(RECORDS SUPPLIED):
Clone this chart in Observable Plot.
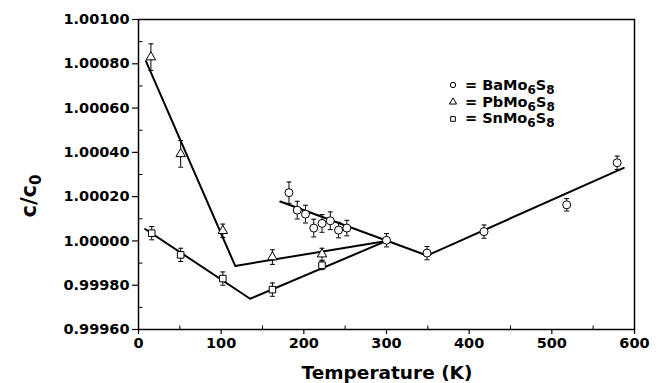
<!DOCTYPE html>
<html><head><meta charset="utf-8">
<script src="https://cdn.jsdelivr.net/npm/d3@7"></script>
<script src="https://cdn.jsdelivr.net/npm/@observablehq/plot@0.6"></script>
<style>
html,body{margin:0;padding:0;background:#fff;}
#wrap{position:relative;width:657px;height:383px;overflow:hidden;font-family:"DejaVu Sans",sans-serif;font-weight:bold;color:#000;}
#ylab{position:absolute;left:29px;top:196px;transform:translate(-50%,-50%) rotate(-90deg);font-size:21px;line-height:1;white-space:nowrap;}
#ylab sub{font-size:15px;vertical-align:-5px;line-height:0;}
#legend{position:absolute;left:447px;top:77px;font-size:14.5px;line-height:16.7px;}
#legend .row{display:flex;align-items:center;white-space:nowrap;height:16.7px;}
#legend svg{width:12px;height:12px;margin-right:6px;}
#legend .eq{margin-right:5px;}
#legend sub{font-size:12px;vertical-align:-4px;line-height:0;}
#xlab{position:absolute;left:387px;top:364px;transform:translateX(-50%);font-size:18.5px;line-height:1;white-space:nowrap;}
</style></head><body>
<div id="wrap"><div id="chart"></div>
<div id="ylab">c/c<sub>0</sub></div>
<div id="xlab">Temperature (K)</div>
<div id="legend"></div>
</div>
<script>
// BaMo6S8 (circles)
const baT   = [182, 192, 202, 212, 222, 232, 242, 252, 300, 349, 418, 518, 579];
const baV   = [1.000218, 1.000139, 1.000121, 1.000058, 1.000079, 1.000091, 1.000049, 1.000058, 1.000003, 0.999945, 1.000042, 1.000163, 1.000353];
const baErr = [0.000048, 0.00004, 0.00004, 0.00004, 0.00004, 0.00004, 0.000035, 0.000035, 0.00003, 0.00003, 0.00003, 0.000028, 0.00003];
// PbMo6S8 (triangles)
const pbT   = [15, 51, 102, 162, 222];
const pbV   = [1.00083, 1.000393, 1.000046, 0.999927, 0.99994];
const pbErr = [0.00006, 0.00006, 0.00003, 0.000033, 0.000027];
// SnMo6S8 (squares)
const snT   = [16, 51, 102, 162, 222];
const snV   = [1.000035, 0.999937, 0.99983, 0.99978, 0.99989];
const snErr = [0.00003, 0.00003, 0.00003, 0.00003, 0.00002];
// fitted lines (T, c/c0)
const baFitT = [171.5, 349, 587];
const baFitV = [1.000178, 0.999934, 1.00033];
const pbFitT = [9, 117, 300];
const pbFitV = [1.000812, 0.999887, 1.0];
const snFitT = [8, 135, 300];
const snFitV = [1.000054, 0.999739, 1.0];
// ticks
const xTicks = [0, 100, 200, 300, 400, 500, 600];
const xMinor = [50, 150, 250, 350, 450, 550];
const yTicks = [0.9996, 0.9998, 1.0, 1.0002, 1.0004, 1.0006, 1.0008, 1.001];
const yMinor = [0.9997, 0.9999, 1.0001, 1.0003, 1.0005, 1.0007, 1.0009];

const pts = (T, V, E) => T.map((t, i) => ({T: t, v: V[i], e: E ? E[i] : 0}));
const ba = pts(baT, baV, baErr), pb = pts(pbT, pbV, pbErr), sn = pts(snT, snV, snErr);
const fits = [pts(baFitT, baFitV), pts(pbFitT, pbFitV), pts(snFitT, snFitV)];

const hbar = {draw(ctx){ ctx.moveTo(-2.5, 0); ctx.lineTo(2.5, 0); }};
const tickUp = {draw(ctx){ ctx.moveTo(0, 0); ctx.lineTo(0, -4); }};
const tickRight = {draw(ctx){ ctx.moveTo(0, 0); ctx.lineTo(4, 0); }};

const errMarks = (d) => [
  Plot.ruleX(d, {x: "T", y1: p => p.v - p.e, y2: p => p.v + p.e, stroke: "black", strokeWidth: 1}),
  Plot.dot(d, {x: "T", y: p => p.v + p.e, symbol: hbar, stroke: "black", strokeWidth: 1}),
  Plot.dot(d, {x: "T", y: p => p.v - p.e, symbol: hbar, stroke: "black", strokeWidth: 1})
];

const chart = Plot.plot({
  width: 657, height: 383,
  marginLeft: 138, marginRight: 23, marginTop: 19, marginBottom: 54,
  style: {fontFamily: "DejaVu Sans, sans-serif", fontWeight: "bold", fontSize: "14.5px", color: "black", background: "white"},
  x: {domain: [0, 600]},
  y: {domain: [0.9996, 1.001]},
  marks: [
    Plot.frame({stroke: "black", strokeWidth: 1.5}),
    Plot.axisX({ticks: xTicks, tickSize: 5, tickPadding: 3, label: null, tickFormat: d3.format("d"), strokeWidth: 1.2}),
    Plot.axisY({ticks: yTicks, tickSize: 6, tickPadding: 3, label: null, tickFormat: d3.format(".5f"), strokeWidth: 1.2}),
    Plot.dot(xMinor, {x: d => d, frameAnchor: "bottom", symbol: tickUp, stroke: "black", strokeWidth: 1}),
    Plot.dot(yMinor, {y: d => d, frameAnchor: "left", symbol: tickRight, stroke: "black", strokeWidth: 1}),
    ...fits.map(f => Plot.line(f, {x: "T", y: "v", stroke: "black", strokeWidth: 2})),
    ...errMarks(ba), ...errMarks(pb), ...errMarks(sn),
    Plot.dot(ba, {x: "T", y: "v", symbol: "circle", r: 4, stroke: "black", fill: "white", strokeWidth: 1}),
    Plot.dot(pb, {x: "T", y: "v", symbol: "triangle", r: 3.5, stroke: "black", fill: "white", strokeWidth: 1}),
    Plot.dot(sn, {x: "T", y: "v", symbol: "square", r: 3.7, stroke: "black", fill: "white", strokeWidth: 1})
  ]
});
document.getElementById("chart").appendChild(chart);

// legend
const legendItems = [
  {sym: "circle", name: ["BaMo", "6", "S", "8"]},
  {sym: "triangle", name: ["PbMo", "6", "S", "8"]},
  {sym: "square", name: ["SnMo", "6", "S", "8"]}
];
const symMap = {circle: d3.symbolCircle, triangle: d3.symbolTriangle, square: d3.symbolSquare};
const leg = document.getElementById("legend");
for (const it of legendItems) {
  const row = document.createElement("div");
  row.className = "row";
  const path = d3.symbol(symMap[it.sym], 22)();
  row.innerHTML = `<svg viewBox="-6 -6 12 12"><path d="${path}" fill="none" stroke="black" stroke-width="1"/></svg>`
    + `<span class="eq">=</span><span>${it.name[0]}<sub>${it.name[1]}</sub>${it.name[2]}<sub>${it.name[3]}</sub></span>`;
  leg.appendChild(row);
}
</script>
</body></html>
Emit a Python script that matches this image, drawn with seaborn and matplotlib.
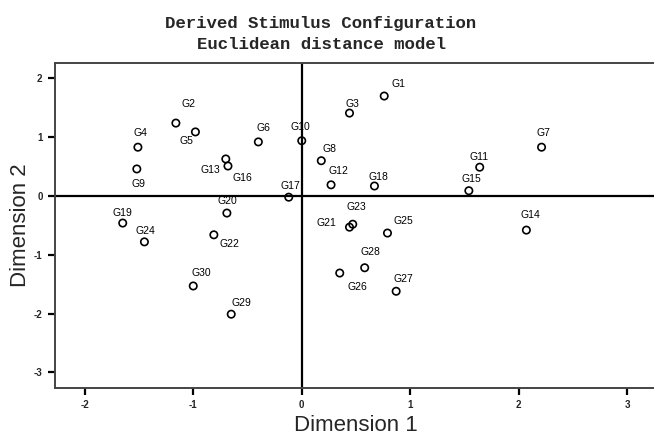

(TASK OBJECTIVE): Except for the pictures, copy the material above exactly.

(TASK SOLUTION):
Clone this chart in Observable Plot.
<!DOCTYPE html>
<html><head><meta charset="utf-8">
<script src="https://cdn.jsdelivr.net/npm/d3@7"></script>
<script src="https://cdn.jsdelivr.net/npm/@observablehq/plot@0.6"></script>
<style>
html,body{margin:0;padding:0;background:#fff;}
#wrap{position:relative;width:657px;height:383px;overflow:hidden;font-family:"DejaVu Sans",sans-serif;font-weight:bold;color:#000;}
#ylab{position:absolute;left:29px;top:196px;transform:translate(-50%,-50%) rotate(-90deg);font-size:21px;line-height:1;white-space:nowrap;}
#ylab sub{font-size:15px;vertical-align:-5px;line-height:0;}
#legend{position:absolute;left:447px;top:77px;font-size:14.5px;line-height:16.7px;}
#legend .row{display:flex;align-items:center;white-space:nowrap;height:16.7px;}
#legend svg{width:12px;height:12px;margin-right:6px;}
#legend .eq{margin-right:5px;}
#legend sub{font-size:12px;vertical-align:-4px;line-height:0;}
#xlab{position:absolute;left:387px;top:364px;transform:translateX(-50%);font-size:18.5px;line-height:1;white-space:nowrap;}
</style></head><body>
<div id="wrap"><div id="chart"></div>
<div id="ylab">c/c<sub>0</sub></div>
<div id="xlab">Temperature (K)</div>
<div id="legend"></div>
</div>
<script>
// BaMo6S8 (circles)
const baT   = [182, 192, 202, 212, 222, 232, 242, 252, 300, 349, 418, 518, 579];
const baV   = [1.000218, 1.000139, 1.000121, 1.000058, 1.000079, 1.000091, 1.000049, 1.000058, 1.000003, 0.999945, 1.000042, 1.000163, 1.000353];
const baErr = [0.000048, 0.00004, 0.00004, 0.00004, 0.00004, 0.00004, 0.000035, 0.000035, 0.00003, 0.00003, 0.00003, 0.000028, 0.00003];
// PbMo6S8 (triangles)
const pbT   = [15, 51, 102, 162, 222];
const pbV   = [1.00083, 1.000393, 1.000046, 0.999927, 0.99994];
const pbErr = [0.00006, 0.00006, 0.00003, 0.000033, 0.000027];
// SnMo6S8 (squares)
const snT   = [16, 51, 102, 162, 222];
const snV   = [1.000035, 0.999937, 0.99983, 0.99978, 0.99989];
const snErr = [0.00003, 0.00003, 0.00003, 0.00003, 0.00002];
// fitted lines (T, c/c0)
const baFitT = [171.5, 349, 587];
const baFitV = [1.000178, 0.999934, 1.00033];
const pbFitT = [9, 117, 300];
const pbFitV = [1.000812, 0.999887, 1.0];
const snFitT = [8, 135, 300];
const snFitV = [1.000054, 0.999739, 1.0];
// ticks
const xTicks = [0, 100, 200, 300, 400, 500, 600];
const xMinor = [50, 150, 250, 350, 450, 550];
const yTicks = [0.9996, 0.9998, 1.0, 1.0002, 1.0004, 1.0006, 1.0008, 1.001];
const yMinor = [0.9997, 0.9999, 1.0001, 1.0003, 1.0005, 1.0007, 1.0009];

const pts = (T, V, E) => T.map((t, i) => ({T: t, v: V[i], e: E ? E[i] : 0}));
const ba = pts(baT, baV, baErr), pb = pts(pbT, pbV, pbErr), sn = pts(snT, snV, snErr);
const fits = [pts(baFitT, baFitV), pts(pbFitT, pbFitV), pts(snFitT, snFitV)];

const hbar = {draw(ctx){ ctx.moveTo(-2.5, 0); ctx.lineTo(2.5, 0); }};
const tickUp = {draw(ctx){ ctx.moveTo(0, 0); ctx.lineTo(0, -4); }};
const tickRight = {draw(ctx){ ctx.moveTo(0, 0); ctx.lineTo(4, 0); }};

const errMarks = (d) => [
  Plot.ruleX(d, {x: "T", y1: p => p.v - p.e, y2: p => p.v + p.e, stroke: "black", strokeWidth: 1}),
  Plot.dot(d, {x: "T", y: p => p.v + p.e, symbol: hbar, stroke: "black", strokeWidth: 1}),
  Plot.dot(d, {x: "T", y: p => p.v - p.e, symbol: hbar, stroke: "black", strokeWidth: 1})
];

const chart = Plot.plot({
  width: 657, height: 383,
  marginLeft: 138, marginRight: 23, marginTop: 19, marginBottom: 54,
  style: {fontFamily: "DejaVu Sans, sans-serif", fontWeight: "bold", fontSize: "14.5px", color: "black", background: "white"},
  x: {domain: [0, 600]},
  y: {domain: [0.9996, 1.001]},
  marks: [
    Plot.frame({stroke: "black", strokeWidth: 1.5}),
    Plot.axisX({ticks: xTicks, tickSize: 5, tickPadding: 3, label: null, tickFormat: d3.format("d"), strokeWidth: 1.2}),
    Plot.axisY({ticks: yTicks, tickSize: 6, tickPadding: 3, label: null, tickFormat: d3.format(".5f"), strokeWidth: 1.2}),
    Plot.dot(xMinor, {x: d => d, frameAnchor: "bottom", symbol: tickUp, stroke: "black", strokeWidth: 1}),
    Plot.dot(yMinor, {y: d => d, frameAnchor: "left", symbol: tickRight, stroke: "black", strokeWidth: 1}),
    ...fits.map(f => Plot.line(f, {x: "T", y: "v", stroke: "black", strokeWidth: 2})),
    ...errMarks(ba), ...errMarks(pb), ...errMarks(sn),
    Plot.dot(ba, {x: "T", y: "v", symbol: "circle", r: 4, stroke: "black", fill: "white", strokeWidth: 1}),
    Plot.dot(pb, {x: "T", y: "v", symbol: "triangle", r: 3.5, stroke: "black", fill: "white", strokeWidth: 1}),
    Plot.dot(sn, {x: "T", y: "v", symbol: "square", r: 3.7, stroke: "black", fill: "white", strokeWidth: 1})
  ]
});
document.getElementById("chart").appendChild(chart);

// legend
const legendItems = [
  {sym: "circle", name: ["BaMo", "6", "S", "8"]},
  {sym: "triangle", name: ["PbMo", "6", "S", "8"]},
  {sym: "square", name: ["SnMo", "6", "S", "8"]}
];
const symMap = {circle: d3.symbolCircle, triangle: d3.symbolTriangle, square: d3.symbolSquare};
const leg = document.getElementById("legend");
for (const it of legendItems) {
  const row = document.createElement("div");
  row.className = "row";
  const path = d3.symbol(symMap[it.sym], 22)();
  row.innerHTML = `<svg viewBox="-6 -6 12 12"><path d="${path}" fill="none" stroke="black" stroke-width="1"/></svg>`
    + `<span class="eq">=</span><span>${it.name[0]}<sub>${it.name[1]}</sub>${it.name[2]}<sub>${it.name[3]}</sub></span>`;
  leg.appendChild(row);
}
</script>
</body></html>
Emit a Python script that matches this image, drawn with seaborn and matplotlib.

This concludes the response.